-- Start Collected material --

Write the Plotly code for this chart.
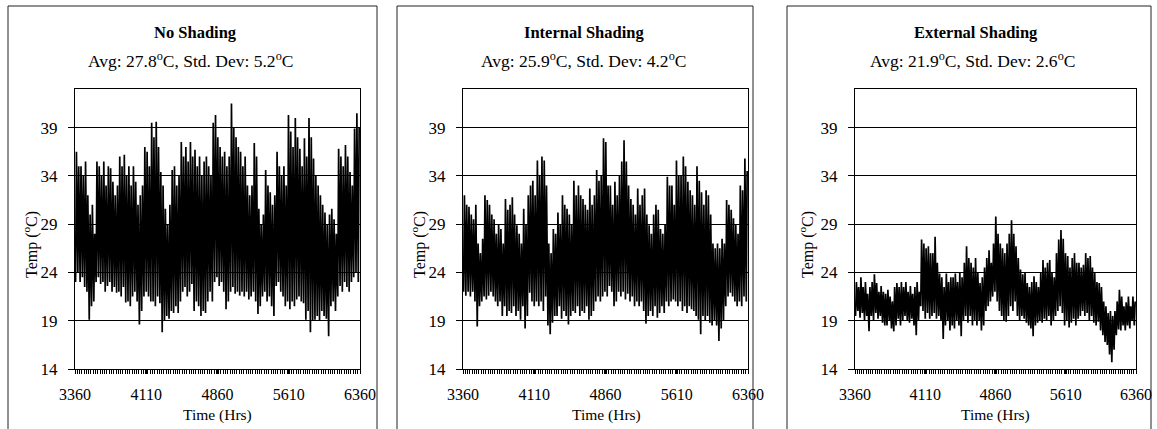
import numpy as np
import plotly.graph_objects as go

W, H = 1157, 429

# ---------------- data (daily highs / lows) -------------
start_hr = 3360
x_ticks = [3360, 4110, 4860, 5610, 6360]
y_ticks = [14, 19, 24, 29, 34, 39]

titles = ["No Shading", "Internal Shading", "External Shading"]
subtitles = ["Avg: 27.8<sup>o</sup>C, Std. Dev: 5.2<sup>o</sup>C",
             "Avg: 25.9<sup>o</sup>C, Std. Dev: 4.2<sup>o</sup>C",
             "Avg: 21.9<sup>o</sup>C, Std. Dev: 2.6<sup>o</sup>C"]

no_shading_high = [
    36.5, 35, 35, 34, 35.5, 32, 30, 31, 28, 35.5, 35, 34, 35.5, 33, 35, 34.8, 33.4, 32, 33, 36,
    35, 36.2, 34, 35, 33, 35, 33.4, 31, 32, 33, 37, 36.5, 35, 39.5, 38, 39.6, 37, 34.4, 33, 30.6,
    29, 31, 34.6, 35, 33, 34, 37.5, 36, 37, 35.5, 37.5, 36, 36.7, 35, 36, 34, 35.5, 36, 35, 34,
    39.5, 40.3, 38, 37, 36, 36.5, 35, 36, 41.5, 39, 38, 37, 36.5, 35, 36, 33, 32, 33, 37.4, 36,
    30.6, 29, 30, 34.6, 33, 32.3, 31, 32, 36.5, 35, 34, 35, 33, 40.3, 38.6, 37, 40, 38, 36.8, 35,
    37.9, 36, 40, 38, 35.8, 34, 33, 32, 31, 30.2, 29, 30, 30.6, 29.5, 28, 36.8, 36, 35, 37.2, 36,
    34.4, 33, 38.9, 40.5, 39]
no_shading_low = [
    23, 24, 23, 23.5, 22.5, 22, 19.1, 20.5, 21, 23, 23.5, 22.8, 23, 22, 22.6, 23, 22, 22.5, 21.9, 22,
    21.5, 22.5, 20.9, 21, 20.5, 21.5, 22, 21, 18.6, 20, 21.5, 22, 21.5, 21, 21, 20.5, 21.5, 20.8, 17.8, 19,
    19.5, 19.2, 20, 19.8, 20.5, 19.8, 21, 22, 22.5, 21.5, 22, 22.8, 20, 21, 20.5, 19.5, 20, 19.8, 21, 22,
    21, 23, 23.5, 22.6, 23, 22, 20.2, 21, 22, 22.5, 21.8, 22, 21.6, 22, 21.5, 22, 21.2, 21.5, 22, 21,
    19.7, 20.5, 21.5, 22, 21, 21.5, 20.5, 19.5, 22.6, 23, 22, 21.5, 20.5, 21, 20.2, 21, 20.5, 21.2, 21.5, 21,
    20.8, 19.1, 20, 17.8, 19, 19.1, 19.5, 19, 20, 19.5, 19.2, 17.4, 20.5, 21, 20, 21.5, 22.6, 22, 23, 22.5,
    22, 23, 23.5, 24, 23]

internal_high = [
    32, 31, 30.8, 30, 29.5, 31, 27, 26, 27.5, 32, 31.5, 31, 30, 29.5, 28, 29, 28.5, 27, 31.6, 30.5,
    31, 31.8, 30, 28.9, 28, 27, 30.6, 29, 32, 33, 33.5, 32, 35.6, 34, 36, 35.6, 33, 27, 26, 28.5,
    28, 30.2, 29, 32, 31, 30.6, 30, 29, 33.5, 32, 33, 32, 31.6, 31, 30.5, 32.7, 31, 32, 34.6, 33.5,
    34, 37.9, 37.5, 33, 33, 31, 33.4, 32, 34, 35.5, 37.7, 35.5, 33, 31.6, 31, 30, 32.7, 31, 32, 32.7,
    30, 28.9, 28, 30, 31, 30.5, 28.5, 28, 29, 33.9, 33, 33, 31, 35.6, 34, 34, 36, 35, 33.4, 32.5,
    32, 31, 35, 33.5, 32.3, 31, 32.5, 32, 30, 27, 26.5, 27, 26.5, 27.5, 27, 31.5, 31, 30.5, 29.6, 29,
    28, 33, 32.5, 35.8, 34.5]
internal_low = [
    22, 21.6, 22, 21.5, 22, 21, 18.4, 20.5, 21, 21.5, 21.2, 21.6, 22, 21.5, 21, 20.5, 21, 19.5, 20.5, 19.5,
    20, 19.8, 20.5, 19.5, 20, 19.1, 20.5, 18.2, 19.5, 21.9, 21, 20.5, 21, 20.5, 21, 20, 21.5, 18.5, 17.6, 18.8,
    19.5, 19.5, 20.5, 19.2, 20, 19.5, 18.6, 19.5, 20, 19.8, 20.5, 19.5, 20, 19.8, 20.5, 19.1, 19.5, 20, 21, 21.5,
    21, 21.5, 22, 21.5, 22.6, 22, 20.5, 21, 22, 21.5, 22, 21.2, 21.8, 21, 21.5, 20.5, 21, 20.5, 21, 20,
    18.7, 19.5, 20, 19.5, 20.5, 19.3, 19.8, 20.5, 19.8, 21, 20.5, 21, 21.2, 21, 20.5, 21, 20, 20.5, 19.8, 20.5,
    20.2, 20, 19.5, 19.1, 17.6, 19.5, 19, 19.5, 18.8, 18.5, 19, 18.5, 16.9, 18.2, 19, 20.5, 21.5, 21.9, 21.5, 21,
    20.5, 21, 20.5, 21.5, 21]

external_high = [
    23, 22.5, 23.5, 22.5, 23, 21.8, 22.5, 23, 23.8, 22.9, 22, 22.6, 22, 21.8, 22.2, 21.5, 21, 22.5, 22.9, 22.5,
    23, 22.5, 23, 22, 22.6, 21.8, 22.5, 23, 22, 27.4, 27, 26.5, 26.7, 26, 26, 27.7, 25, 23.9, 23.5, 22.5,
    23.9, 23, 23.5, 23.5, 23.9, 23, 24, 23.5, 25, 26.7, 25.5, 25, 24.5, 25.5, 24, 22.9, 23.5, 24.5, 25.5, 26.3,
    25, 27, 29.8, 28, 27, 26.5, 26, 27, 28, 29.4, 28, 26.7, 25.5, 24.3, 23.8, 24, 22.9, 22.5, 23, 23.6,
    23, 22.5, 24, 25.3, 24.5, 25, 25.3, 24, 23.5, 26, 27.4, 28.4, 27.5, 26, 25.7, 24.5, 25.5, 26, 25, 25,
    24.5, 24.8, 26, 25.5, 25.7, 24.5, 24, 23, 22.9, 22.5, 21, 20.5, 19.8, 20, 19.5, 20, 21, 22.2, 21.5, 20.5,
    20.9, 21.5, 20.5, 21.5, 21]
external_low = [
    19.5, 20, 19.3, 19.8, 19, 19.5, 17.9, 19.5, 19, 19.8, 19.2, 19.5, 18.8, 18.5, 18.5, 19, 18.2, 17.9, 18.5, 19.2,
    18.5, 19, 19.5, 19, 18.8, 19.2, 18.5, 17.5, 19, 20.5, 20, 19.2, 19.8, 19.2, 19.5, 19.8, 19.2, 19.5, 19, 17.1,
    18.5, 19, 18, 18.5, 18.2, 19, 18.5, 17.4, 19, 19.5, 18.8, 19.5, 18.5, 19, 18.5, 19, 18, 18.5, 20, 20.5,
    21, 21.5, 22, 21, 20, 19.5, 19, 18.9, 19.5, 20.5, 20, 21, 19.5, 19, 19.5, 19.2, 18.8, 18.5, 18.2, 17.4,
    18.5, 18.8, 19, 18.8, 19.2, 19, 19.5, 18.5, 19, 19.5, 20, 20.5, 19.8, 18.5, 19, 18.3, 18.8, 19.2, 18.5, 19.2,
    19.5, 20, 19.5, 19.8, 19, 19.5, 18.8, 18.5, 18.9, 18, 17.5, 16.8, 16.5, 15.5, 14.7, 16, 17.5, 18.1, 18, 18.5,
    18, 18.5, 18.2, 19, 18.5]

series = [(no_shading_high, no_shading_low),
          (internal_high, internal_low),
          (external_high, external_low)]

# ---------------- layout geometry (pixels) ----------------
plot_x = [(75, 360), (463, 748), (855, 1136)]
plot_top, plot_bot = 89, 369
boxes = [(8, 377), (397, 753), (787, 1151)]
title_cx = [195, 584, 976]
sub_cx = [190, 583, 972]
xt_cx = [217, 606, 995]
yt_cx = [30, 418, 806]

def px(v):
    return v / W

def py(v):
    return 1 - v / H

fig = go.Figure()
FONT = "Liberation Serif, Times New Roman, serif"

for k, (hi, lo) in enumerate(series):
    n = min(len(hi), len(lo))
    days = np.arange(n)
    xs = np.empty(2 * n)
    ys = np.empty(2 * n)
    xs[0::2] = start_hr + 24 * days + 6
    xs[1::2] = start_hr + 24 * days + 15
    ys[0::2] = np.array(lo[:n])
    ys[1::2] = np.array(hi[:n])
    ax = "" if k == 0 else str(k + 1)
    fig.add_trace(go.Scatter(x=xs, y=ys, mode="lines",
                             line=dict(color="black", width=1.7),
                             xaxis="x" + ax, yaxis="y" + ax,
                             showlegend=False, hoverinfo="skip"))
    x0, x1 = plot_x[k]
    fig.layout["xaxis" + ax] = dict(
        domain=[px(x0), px(x1)], range=[3360, 6360], anchor="y" + ax, automargin=False,
        tickvals=x_ticks, ticktext=[str(t) for t in x_ticks],
        ticks="outside", ticklen=4, tickcolor="black",
        minor=dict(dtick=24, tick0=3360, ticks="outside", ticklen=4, tickcolor="black", showgrid=False),
        showgrid=False, zeroline=False, showline=True, linecolor="black", linewidth=1, mirror=True,
        tickfont=dict(family=FONT, size=16, color="black"), ticklabelstandoff=7)
    fig.layout["yaxis" + ax] = dict(
        domain=[py(plot_bot), py(plot_top)], range=[14, 43], anchor="x" + ax, automargin=False,
        tickvals=y_ticks, ticks="outside", ticklen=6, tickcolor="black",
        showgrid=True, gridcolor="black", gridwidth=1, zeroline=False,
        showline=True, linecolor="black", linewidth=1, mirror=True,
        tickfont=dict(family=FONT, size=17, color="black"), ticklabelstandoff=7)

    bx0, bx1 = boxes[k]
    fig.add_shape(type="rect", xref="paper", yref="paper",
                  x0=px(bx0), x1=px(bx1), y0=-0.05, y1=py(6),
                  line=dict(color="#222", width=1), fillcolor="rgba(0,0,0,0)", layer="below")
    common = dict(xref="paper", yref="paper", showarrow=False,
                  xanchor="center", yanchor="middle")
    fig.add_annotation(text="<b>" + titles[k] + "</b>", x=px(title_cx[k]), y=py(33),
                       font=dict(family=FONT, size=16.5, color="black"), **common)
    fig.add_annotation(text=subtitles[k], x=px(sub_cx[k]), y=py(60),
                       font=dict(family=FONT, size=17.5, color="black"), **common)
    fig.add_annotation(text="Time (Hrs)", x=px(xt_cx[k]), y=py(415),
                       font=dict(family=FONT, size=15.5, color="black"), **common)
    fig.add_annotation(text="Temp (<sup>o</sup>C)", x=px(yt_cx[k]), y=py(245), textangle=-90,
                       font=dict(family=FONT, size=16, color="black"), **common)

fig.update_layout(width=W, height=H, margin=dict(l=0, r=0, t=0, b=0),
                  paper_bgcolor="white", plot_bgcolor="white")
fig.write_html("out.html", config={"displayModeBar": False},
               post_script="document.body.style.margin='0px';document.body.style.overflow='hidden';")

-- End Collected material --

## The problem
Write out exactly the lines between the start of the data and the line with "22, 23, 23.5, 24, 23]", including both, but none of the pictures.

## The result
Write the Plotly code for this chart.
import numpy as np
import plotly.graph_objects as go

W, H = 1157, 429

# ---------------- data (daily highs / lows) -------------
start_hr = 3360
x_ticks = [3360, 4110, 4860, 5610, 6360]
y_ticks = [14, 19, 24, 29, 34, 39]

titles = ["No Shading", "Internal Shading", "External Shading"]
subtitles = ["Avg: 27.8<sup>o</sup>C, Std. Dev: 5.2<sup>o</sup>C",
             "Avg: 25.9<sup>o</sup>C, Std. Dev: 4.2<sup>o</sup>C",
             "Avg: 21.9<sup>o</sup>C, Std. Dev: 2.6<sup>o</sup>C"]

no_shading_high = [
    36.5, 35, 35, 34, 35.5, 32, 30, 31, 28, 35.5, 35, 34, 35.5, 33, 35, 34.8, 33.4, 32, 33, 36,
    35, 36.2, 34, 35, 33, 35, 33.4, 31, 32, 33, 37, 36.5, 35, 39.5, 38, 39.6, 37, 34.4, 33, 30.6,
    29, 31, 34.6, 35, 33, 34, 37.5, 36, 37, 35.5, 37.5, 36, 36.7, 35, 36, 34, 35.5, 36, 35, 34,
    39.5, 40.3, 38, 37, 36, 36.5, 35, 36, 41.5, 39, 38, 37, 36.5, 35, 36, 33, 32, 33, 37.4, 36,
    30.6, 29, 30, 34.6, 33, 32.3, 31, 32, 36.5, 35, 34, 35, 33, 40.3, 38.6, 37, 40, 38, 36.8, 35,
    37.9, 36, 40, 38, 35.8, 34, 33, 32, 31, 30.2, 29, 30, 30.6, 29.5, 28, 36.8, 36, 35, 37.2, 36,
    34.4, 33, 38.9, 40.5, 39]
no_shading_low = [
    23, 24, 23, 23.5, 22.5, 22, 19.1, 20.5, 21, 23, 23.5, 22.8, 23, 22, 22.6, 23, 22, 22.5, 21.9, 22,
    21.5, 22.5, 20.9, 21, 20.5, 21.5, 22, 21, 18.6, 20, 21.5, 22, 21.5, 21, 21, 20.5, 21.5, 20.8, 17.8, 19,
    19.5, 19.2, 20, 19.8, 20.5, 19.8, 21, 22, 22.5, 21.5, 22, 22.8, 20, 21, 20.5, 19.5, 20, 19.8, 21, 22,
    21, 23, 23.5, 22.6, 23, 22, 20.2, 21, 22, 22.5, 21.8, 22, 21.6, 22, 21.5, 22, 21.2, 21.5, 22, 21,
    19.7, 20.5, 21.5, 22, 21, 21.5, 20.5, 19.5, 22.6, 23, 22, 21.5, 20.5, 21, 20.2, 21, 20.5, 21.2, 21.5, 21,
    20.8, 19.1, 20, 17.8, 19, 19.1, 19.5, 19, 20, 19.5, 19.2, 17.4, 20.5, 21, 20, 21.5, 22.6, 22, 23, 22.5,
    22, 23, 23.5, 24, 23]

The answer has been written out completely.